Here are the other posts in the series:
- Why the winner takes all in Content Marketing
- What everyone gets wrong about Content Strategy (this post)
- Building Your Keyword Universe
- Minimum Viable Technical SEO Audit
- Recruiting good Freelance Writers
- How to write blog content at scale
- Growth engineering for SEO
- Link building for authority
To become that winner that takes all in SEO, you need a system that will focus you on the right strategy. To understand the system that worked for me, you have to understand three counterintuitive things I’ve learned about content marketing. The system only makes sense if you bust a few myths that almost everyone believes.
Myth #1: Best practices exist
If best practices exist, they don’t last long. I’ve made money breaking every rule in the content marketing rule book, because let’s face it, this isn’t a scientifically rigorous industry and most ‘best practices’ are made up to sell consulting. This is a cutthroat competitive environment with unusual transparency due to the prominence of keyword research and link profiling tools, so as soon as a tactic works, everyone copies it and it stops working.
When you don’t know what’s going to work, the correct approach is to make lots of small bets and see what hits. Once you find something that works, you double down to take advantage of compounding exponential returns. To win the top spot as a startup, without the history or authority of your competition, you need to do something different. Following ‘best practices’ makes you a similar but a less well known version of the winners: it’s just about the worst thing you could do for performance.

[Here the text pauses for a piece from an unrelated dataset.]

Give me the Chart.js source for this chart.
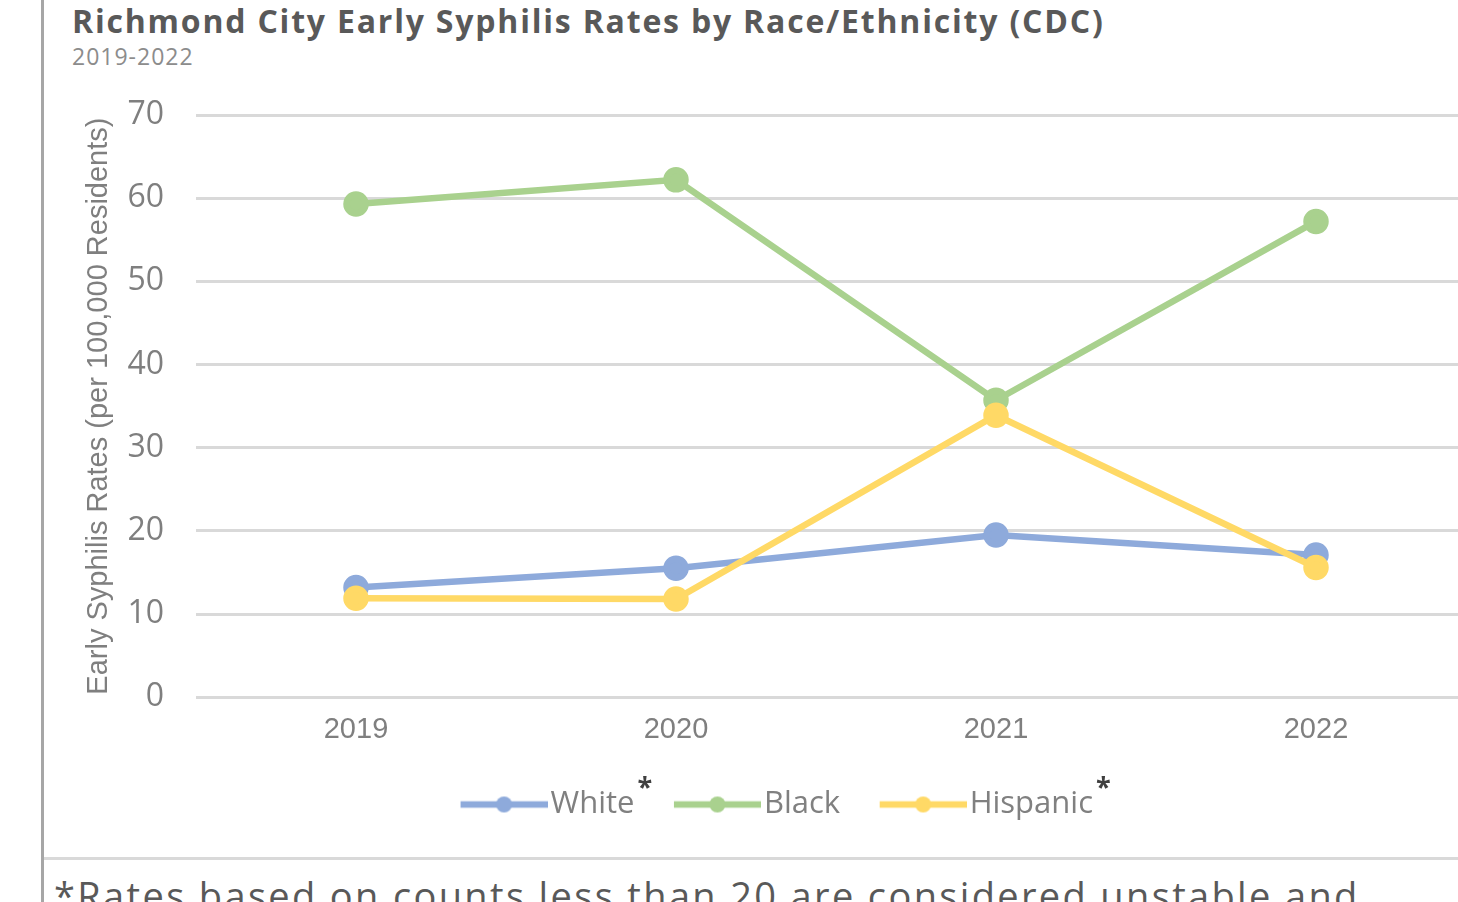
<!DOCTYPE html>
<html>
<head>
<meta charset="utf-8">
<script src="https://cdn.jsdelivr.net/npm/chart.js@4.4.1/dist/chart.umd.min.js"></script>
<style>
  html, body { margin: 0; padding: 0; background: #fff; overflow: hidden; }
  body { width: 1458px; height: 902px; position: relative; }
  .frame-left { position: absolute; left: 41px; top: 0; width: 3px; height: 902px; background: #a6a6a6; }
  .divider { position: absolute; left: 44px; top: 857px; width: 1414px; height: 3px; background: #d9d9d9; }
  .title { position: absolute; left: 72px; top: -1px; font: bold 32px "Open Sans", sans-serif; color: #595959; white-space: nowrap; letter-spacing: 1.8px; }
  .subtitle { position: absolute; left: 72px; top: 40px; font: 23px "Open Sans", sans-serif; color: #8c8c8c; white-space: nowrap; letter-spacing: 1px; }
  .note { position: absolute; left: 54px; top: 869px; font: 38px "Open Sans", sans-serif; color: #595959; white-space: nowrap; letter-spacing: 2.35px; }
  #wrap { position: absolute; left: 44px; top: 0; width: 1448px; height: 850px; }
</style>
</head>
<body>
<div class="frame-left"></div>
<div class="title">Richmond City Early Syphilis Rates by Race/Ethnicity (CDC)</div>
<div class="subtitle">2019-2022</div>
<div id="wrap"><canvas id="c"></canvas></div>
<div class="divider"></div>
<div class="note">*Rates based on counts less than 20 are considered unstable and</div>
<script>
// Early syphilis rates per 100,000 residents, Richmond City
const years = ['2019', '2020', '2021', '2022'];
const white = [13.2, 15.5, 19.5, 17.1];
const black = [59.3, 62.2, 35.7, 57.2];
const hispanic = [11.9, 11.8, 33.9, 15.6];
const seriesNames = ['White', 'Black', 'Hispanic'];
const unstableSeries = ['White', 'Hispanic']; // flagged with an asterisk in the legend
const yTicks = [0, 10, 20, 30, 40, 50, 60, 70];

const colors = { White: '#8eaadb', Black: '#a9d18e', Hispanic: '#ffd966' };
const drawOrder = { White: 2, Black: 1, Hispanic: 0 }; // Hispanic line sits on top

function ds(label, data) {
  return {
    label, data, order: drawOrder[label],
    borderColor: colors[label], backgroundColor: colors[label],
    pointBackgroundColor: colors[label], pointBorderColor: colors[label],
    borderWidth: 6.5, pointRadius: 9.5, pointHoverRadius: 9.5, tension: 0
  };
}

// Legend swatch: a line segment with a round marker, offset so the text sits close to it
const LEG_FONT = 31;
const LEG_BOX = 104;          // legend box width used by the layout
const LEG_OVER = 12.5;        // how far the swatch extends past each side of the box
const LEG_LINE = 87;          // visible swatch length
function swatch(color) {
  const c = document.createElement('canvas');
  c.width = LEG_BOX + 2 * LEG_OVER;
  c.height = 20;
  const g = c.getContext('2d');
  const x1 = c.width, x0 = x1 - LEG_LINE;
  g.strokeStyle = color; g.lineWidth = 6.5;
  g.beginPath(); g.moveTo(x0, 10); g.lineTo(x1, 10); g.stroke();
  g.fillStyle = color;
  g.beginPath(); g.arc((x0 + x1) / 2, 10, 8, 0, Math.PI * 2); g.fill();
  return c;
}

// Draws the asterisk after the flagged legend entries
const asteriskPlugin = {
  id: 'legendAsterisk',
  afterDraw(chart) {
    const lg = chart.legend;
    if (!lg || !lg.legendHitBoxes) return;
    const ctx = chart.ctx;
    ctx.save();
    ctx.font = 'bold 27px "Open Sans", sans-serif';
    ctx.fillStyle = '#404040';
    ctx.textBaseline = 'top';
    lg.legendItems.forEach((item, i) => {
      if (!unstableSeries.includes(item.text)) return;
      const hb = lg.legendHitBoxes[i];
      ctx.fillText('*', hb.left + hb.width + 3, hb.top - 14);
    });
    ctx.restore();
  }
};

new Chart(document.getElementById('c'), {
  type: 'line',
  data: {
    labels: years,
    datasets: [ds(seriesNames[0], white), ds(seriesNames[1], black), ds(seriesNames[2], hispanic)]
  },
  plugins: [asteriskPlugin],
  options: {
    responsive: true, maintainAspectRatio: false, animation: false,
    layout: { padding: { top: 115, left: 0, right: 12, bottom: 20 } },
    plugins: {
      tooltip: { enabled: false },
      legend: {
        position: 'bottom',
        labels: {
          usePointStyle: true,
          pointStyleWidth: LEG_BOX,
          boxHeight: 20,
          font: { size: LEG_FONT, family: '"Open Sans", sans-serif' },
          color: '#808080',
          padding: 10,
          generateLabels(chart) {
            return chart.data.datasets.map((d, i) => ({
              text: d.label, fillStyle: d.borderColor, strokeStyle: d.borderColor,
              pointStyle: swatch(d.borderColor),
              lineWidth: 0, hidden: false, datasetIndex: i, fontColor: '#808080'
            }));
          }
        }
      }
    },
    scales: {
      x: {
        offset: true,
        grid: { display: false },
        border: { display: false },
        afterFit(scale) { scale.height += 25; },
        ticks: { color: '#7f7f7f', font: { size: 29, family: '"Liberation Sans", Arial, sans-serif' }, padding: 7 }
      },
      y: {
        min: 0, max: 70,
        afterBuildTicks(scale) { scale.ticks = yTicks.map(v => ({ value: v })); },
        afterFit(scale) { scale.width = 152; },
        grid: { color: '#d9d9d9', lineWidth: 3, drawTicks: false },
        border: { display: false },
        ticks: { color: '#7f7f7f', font: { size: 32, family: '"Open Sans", sans-serif' }, padding: 32 },
        title: {
          display: true,
          text: 'Early Syphilis Rates (per 100,000 Residents)',
          color: '#7f7f7f',
          font: { size: 29, family: '"Liberation Sans", Arial, sans-serif' },
          padding: { top: 38, bottom: 0 }
        }
      }
    }
  }
});
</script>
</body>
</html>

Myth #2: Write for your target customer
Content marketing isn’t a direct response channel. Even if someone Google’s a highly commercial term, the fact that they skipped a half page of ads to click on an organic result means they probably aren’t ready to buy. You do get sales and leads from SEO, but they’re side-effects, not the main benefit. Very few regular readers of our blog at Ladder were target customers — they were other people doing what we do. But when a CMO wants to hire a PPC agency, they turn to a friend or colleague who knows PPC, who happens to read our blog. Guess who they recommend?

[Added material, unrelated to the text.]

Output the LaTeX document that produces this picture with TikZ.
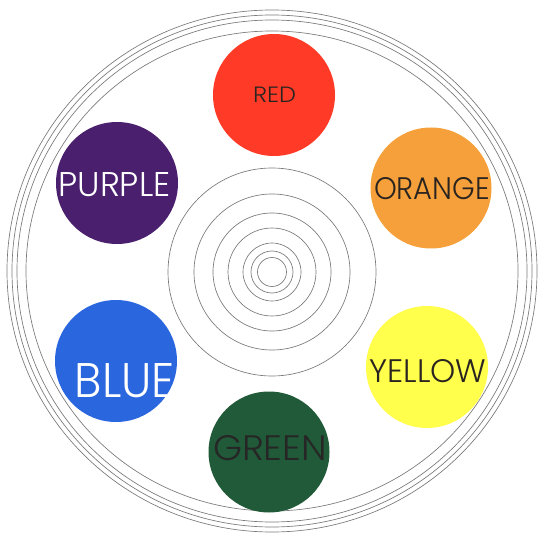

If you think about content marketing as a brand channel, the economics make more sense. Unlike normal brand campaigns that aim to get a potential customer to remember you when it’s time to buy, content marketing is trying to win space in the mind of whoever is going to influence that decision. So don’t take the common advice to write to “decision-makers” — your content will be boring and you’ll have to dumb it down. Write for the people who really know what they’re doing, and convince them you’re competent too.

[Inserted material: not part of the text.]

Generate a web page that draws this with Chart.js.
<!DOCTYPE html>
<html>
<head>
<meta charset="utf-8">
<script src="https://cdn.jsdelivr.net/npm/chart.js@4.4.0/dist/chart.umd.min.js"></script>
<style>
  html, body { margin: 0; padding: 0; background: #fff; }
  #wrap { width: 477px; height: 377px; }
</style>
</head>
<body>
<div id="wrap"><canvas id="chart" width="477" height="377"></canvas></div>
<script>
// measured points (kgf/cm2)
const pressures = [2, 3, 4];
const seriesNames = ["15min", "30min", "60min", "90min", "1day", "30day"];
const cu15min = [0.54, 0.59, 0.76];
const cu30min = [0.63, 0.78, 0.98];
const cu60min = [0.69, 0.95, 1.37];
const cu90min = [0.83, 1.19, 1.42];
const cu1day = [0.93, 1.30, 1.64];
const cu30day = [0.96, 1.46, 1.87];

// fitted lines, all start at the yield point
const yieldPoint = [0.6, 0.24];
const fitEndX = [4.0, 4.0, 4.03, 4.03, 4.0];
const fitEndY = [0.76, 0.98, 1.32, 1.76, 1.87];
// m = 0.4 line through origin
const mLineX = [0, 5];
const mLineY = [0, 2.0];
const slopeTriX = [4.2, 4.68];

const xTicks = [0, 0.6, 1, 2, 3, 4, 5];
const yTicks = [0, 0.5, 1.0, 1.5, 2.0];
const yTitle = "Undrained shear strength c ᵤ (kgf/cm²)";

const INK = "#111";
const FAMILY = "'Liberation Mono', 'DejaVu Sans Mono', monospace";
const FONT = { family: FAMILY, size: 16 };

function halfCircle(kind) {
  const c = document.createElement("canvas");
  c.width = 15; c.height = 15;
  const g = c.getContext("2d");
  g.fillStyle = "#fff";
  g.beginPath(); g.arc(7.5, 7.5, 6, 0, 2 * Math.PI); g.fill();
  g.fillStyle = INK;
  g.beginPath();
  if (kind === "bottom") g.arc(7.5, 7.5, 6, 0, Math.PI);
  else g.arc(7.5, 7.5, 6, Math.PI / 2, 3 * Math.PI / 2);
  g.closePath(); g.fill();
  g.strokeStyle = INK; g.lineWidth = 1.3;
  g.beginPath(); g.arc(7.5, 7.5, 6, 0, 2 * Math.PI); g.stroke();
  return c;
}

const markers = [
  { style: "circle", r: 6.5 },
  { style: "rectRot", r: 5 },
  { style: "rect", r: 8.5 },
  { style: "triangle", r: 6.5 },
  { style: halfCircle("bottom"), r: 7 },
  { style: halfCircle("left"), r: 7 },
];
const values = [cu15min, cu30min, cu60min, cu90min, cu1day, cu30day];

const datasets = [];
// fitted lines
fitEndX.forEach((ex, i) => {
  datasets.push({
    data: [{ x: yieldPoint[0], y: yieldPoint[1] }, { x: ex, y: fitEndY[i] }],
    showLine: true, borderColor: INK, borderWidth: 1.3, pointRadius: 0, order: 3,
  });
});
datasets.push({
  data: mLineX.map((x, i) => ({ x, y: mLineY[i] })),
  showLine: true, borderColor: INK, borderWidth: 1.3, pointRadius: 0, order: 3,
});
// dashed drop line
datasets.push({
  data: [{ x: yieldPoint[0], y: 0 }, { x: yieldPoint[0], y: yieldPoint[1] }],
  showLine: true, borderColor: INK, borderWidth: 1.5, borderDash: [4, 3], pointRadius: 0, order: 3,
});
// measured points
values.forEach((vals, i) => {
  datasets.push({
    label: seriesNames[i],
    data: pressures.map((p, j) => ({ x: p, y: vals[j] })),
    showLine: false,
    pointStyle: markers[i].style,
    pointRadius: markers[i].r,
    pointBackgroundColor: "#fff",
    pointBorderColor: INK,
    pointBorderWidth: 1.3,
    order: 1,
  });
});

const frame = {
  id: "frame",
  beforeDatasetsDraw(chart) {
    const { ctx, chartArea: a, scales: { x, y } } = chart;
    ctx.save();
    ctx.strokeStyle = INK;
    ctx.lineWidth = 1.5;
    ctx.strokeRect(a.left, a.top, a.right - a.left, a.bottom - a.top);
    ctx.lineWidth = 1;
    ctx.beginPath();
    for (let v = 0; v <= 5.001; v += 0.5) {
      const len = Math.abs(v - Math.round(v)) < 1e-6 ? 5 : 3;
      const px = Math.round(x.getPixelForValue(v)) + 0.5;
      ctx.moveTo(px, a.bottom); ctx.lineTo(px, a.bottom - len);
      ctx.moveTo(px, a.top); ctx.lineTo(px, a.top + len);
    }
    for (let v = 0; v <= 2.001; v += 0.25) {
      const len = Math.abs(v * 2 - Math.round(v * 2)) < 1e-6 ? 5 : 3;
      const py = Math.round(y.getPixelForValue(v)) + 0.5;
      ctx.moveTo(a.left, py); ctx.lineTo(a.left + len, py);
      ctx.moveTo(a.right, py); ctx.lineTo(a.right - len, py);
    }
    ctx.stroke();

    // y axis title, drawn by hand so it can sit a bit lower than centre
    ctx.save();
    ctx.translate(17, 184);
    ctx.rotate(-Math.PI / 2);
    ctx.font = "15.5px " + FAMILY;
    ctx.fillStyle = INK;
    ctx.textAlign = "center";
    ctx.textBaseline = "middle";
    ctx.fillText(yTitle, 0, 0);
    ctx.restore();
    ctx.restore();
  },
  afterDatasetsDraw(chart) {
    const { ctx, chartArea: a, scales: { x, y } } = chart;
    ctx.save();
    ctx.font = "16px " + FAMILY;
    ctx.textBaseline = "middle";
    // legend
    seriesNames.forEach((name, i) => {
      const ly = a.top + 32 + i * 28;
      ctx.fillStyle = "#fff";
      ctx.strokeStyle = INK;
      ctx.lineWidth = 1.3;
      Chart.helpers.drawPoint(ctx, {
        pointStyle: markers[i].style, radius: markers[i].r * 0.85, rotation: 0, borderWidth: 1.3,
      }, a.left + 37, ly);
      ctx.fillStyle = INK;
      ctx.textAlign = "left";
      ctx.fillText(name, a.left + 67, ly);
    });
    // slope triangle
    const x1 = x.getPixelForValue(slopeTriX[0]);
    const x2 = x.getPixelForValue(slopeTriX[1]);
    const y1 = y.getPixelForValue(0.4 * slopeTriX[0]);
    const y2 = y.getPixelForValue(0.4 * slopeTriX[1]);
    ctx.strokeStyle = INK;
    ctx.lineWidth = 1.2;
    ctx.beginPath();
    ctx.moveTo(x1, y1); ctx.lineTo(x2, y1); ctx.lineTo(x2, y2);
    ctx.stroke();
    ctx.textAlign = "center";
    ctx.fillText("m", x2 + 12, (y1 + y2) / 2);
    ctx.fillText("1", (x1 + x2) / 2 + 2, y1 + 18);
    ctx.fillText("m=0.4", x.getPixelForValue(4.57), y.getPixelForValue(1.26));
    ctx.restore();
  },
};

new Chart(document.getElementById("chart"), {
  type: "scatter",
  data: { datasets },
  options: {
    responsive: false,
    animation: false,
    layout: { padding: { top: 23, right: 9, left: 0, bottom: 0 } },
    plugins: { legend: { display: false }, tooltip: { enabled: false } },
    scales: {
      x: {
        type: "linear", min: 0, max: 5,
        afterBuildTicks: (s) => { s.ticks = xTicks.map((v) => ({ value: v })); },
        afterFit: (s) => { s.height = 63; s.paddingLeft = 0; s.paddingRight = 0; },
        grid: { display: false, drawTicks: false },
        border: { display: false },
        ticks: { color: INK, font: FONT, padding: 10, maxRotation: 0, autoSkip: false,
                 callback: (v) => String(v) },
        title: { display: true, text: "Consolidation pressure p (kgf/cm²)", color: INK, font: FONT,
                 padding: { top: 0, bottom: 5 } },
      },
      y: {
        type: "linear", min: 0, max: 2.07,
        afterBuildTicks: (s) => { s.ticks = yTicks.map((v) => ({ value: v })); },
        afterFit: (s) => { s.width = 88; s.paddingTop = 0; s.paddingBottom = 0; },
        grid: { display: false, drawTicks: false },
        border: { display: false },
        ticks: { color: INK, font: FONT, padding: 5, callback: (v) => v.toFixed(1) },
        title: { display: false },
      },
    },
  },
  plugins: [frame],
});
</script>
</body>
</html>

Myth #3: Only focus on evergreen content
There’s a tradeoff between short and long term traffic: you can generate short term spikes by following trending topics, but everyone tells you to focus on ranking on keywords that will compound indefinitely (“snowballs”). This is generally sound advice, because most novices don’t think enough about long term growth. However what this recommendation misses is that having relevant content is not enough: you need backlinks to be able to rank.
The trick is to do both. It’s an arbitrage game where you turn short term spikes into long term compounding traffic — viral content gets noticed by other publishers, and forces them to have an opinion: that’s where you can gather links if you’re there first. That increased authority lifts your ranking across the board, including on your longer term evergreen terms. When we published the hiring freeze database at Candor we attracted over 4,000 backlinks, and hundreds of unrelated pages on our blog suddenly started ranking.